The compiler is within its rights to read a 32-bit quantity 16 bits at
at time, even on a 32-bit machine. I would be glad to help pummel any
compiler writer that pulls such a dirty trick, but the C standard
really
does permit this.
Yes, but we don't write code for these compilers. There are countless
pieces of kernel code which would break in this condition, and there
doesn't seem to be any interest in fixing this.
"Other things are broken too". Great argument :-)
Sequence points enforce read-after-write ordering, not
write-after-write.
Sequence points order *all* side effects; sequence points exist in the
domain of the abstract sequential model of the C language only. The
compiler translates that to machine code that is equivalent to that C
code under the "as-if" rule; but this is still in that abstract model,
which doesn't include things such as SMP, visibility by I/O devices,
store queues, etc. etc.
We flush writes with reads for MMIO because of this effect as well as
the CPU/bus effects.
You cannot flush all MMIO writes with reads; this is a PCI-specific
thing.
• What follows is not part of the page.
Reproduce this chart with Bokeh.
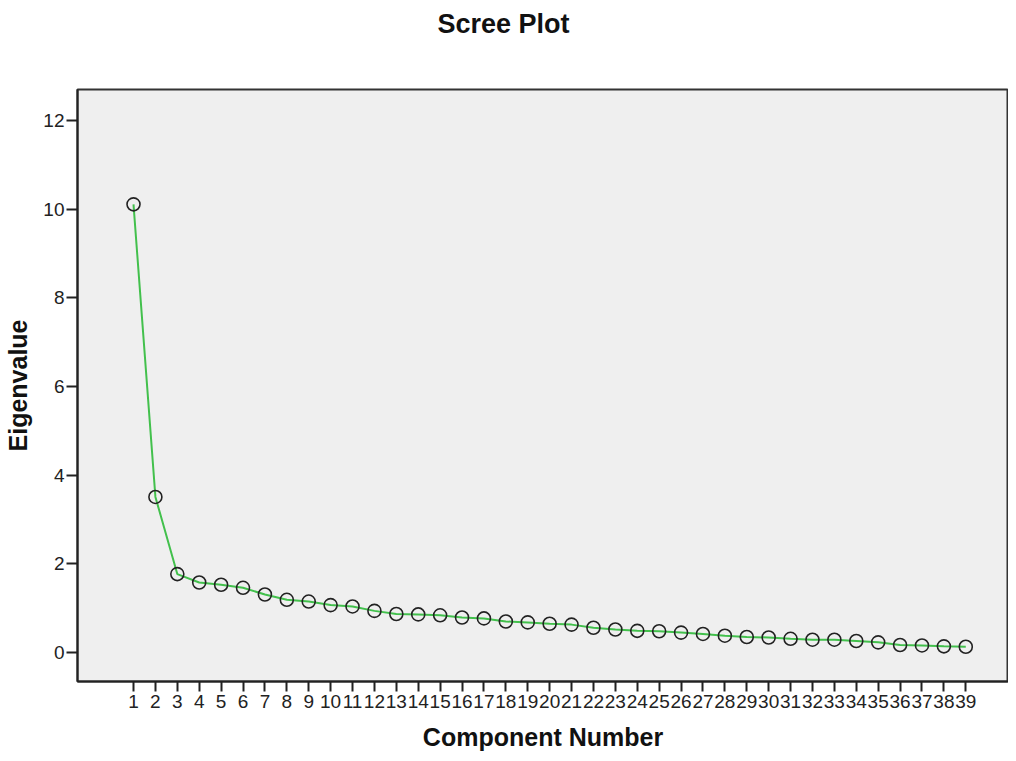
from bokeh.plotting import figure
from bokeh.models import FixedTicker, Range1d, Title
from bokeh.embed import file_html
from bokeh.resources import INLINE

components = list(range(1, 40))
eigenvalues = [10.11, 3.51, 1.77, 1.58, 1.53, 1.46, 1.31, 1.19, 1.15, 1.07,
               1.04, 0.94, 0.87, 0.86, 0.84, 0.79, 0.77, 0.70, 0.68, 0.65,
               0.63, 0.56, 0.52, 0.49, 0.48, 0.45, 0.42, 0.38, 0.35, 0.34,
               0.31, 0.29, 0.29, 0.26, 0.23, 0.17, 0.16, 0.14, 0.13]
y_ticks = [0, 2, 4, 6, 8, 10, 12]
title_text = "Scree Plot"

FONT = "Liberation Sans"

p = figure(width=1008, height=753, output_backend="svg", toolbar_location=None,
           title=None,
           x_range=Range1d(-1.557, 40.95), y_range=Range1d(-0.653, 12.70),
           min_border_left=77, min_border_right=0, min_border_top=89, min_border_bottom=71)

# spacer (closest to the frame) then the real title above it
spacer = Title(text=" ", text_font_size="1px", standoff=43)
main_title = Title(text=title_text, align="left", offset=360, standoff=10,
                   text_font=FONT, text_font_size="27px", text_font_style="bold",
                   text_color="#111111")
p.add_layout(spacer, "above")
p.add_layout(main_title, "above")

p.background_fill_color = "#efefef"
p.border_fill_color = "white"
p.outline_line_color = "#333333"
p.outline_line_width = 2
p.grid.visible = False

for ax in (p.xaxis[0], p.yaxis[0]):
    ax.axis_line_color = "#222222"
    ax.axis_line_width = 2
    ax.major_tick_line_color = "#222222"
    ax.major_tick_line_width = 2
    ax.major_tick_in = 0
    ax.minor_tick_line_color = None
    ax.major_label_text_font = FONT
    ax.major_label_text_font_size = "19px"
    ax.major_label_text_color = "#222222"
    ax.axis_label_text_font = FONT
    ax.axis_label_text_font_size = "25px"
    ax.axis_label_text_font_style = "bold"
    ax.axis_label_text_color = "#111111"

p.xaxis.ticker = FixedTicker(ticks=components)
p.xaxis.major_tick_out = 10
p.xaxis.major_label_standoff = 3
p.xaxis.axis_label = "Component Number"
p.xaxis.axis_label_standoff = 12

p.yaxis.ticker = FixedTicker(ticks=y_ticks)
p.yaxis.major_tick_out = 11
p.yaxis.major_label_standoff = 2
p.yaxis.axis_label = "Eigenvalue"
p.yaxis.axis_label_standoff = 8

p.line(components, eigenvalues, line_color="#42c04c", line_width=2)
p.scatter(components, eigenvalues, marker="circle", size=13, fill_color=None,
          line_color="#222222", line_width=1.6)

open("out.html", "w").write(file_html(p, INLINE))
And even then, you need more than just the read itself: you
have to make sure the read completed and returned data.
In short, please retain atomic_set()'s volatility, especially on those
architectures that declared the atomic_t's counter to be volatile.
Like i386 and x86_64? These used to have volatile in the atomic_t
declaration. We removed it, and the sky did not fall.
And this proves what? Lots of stuff "works" by accident.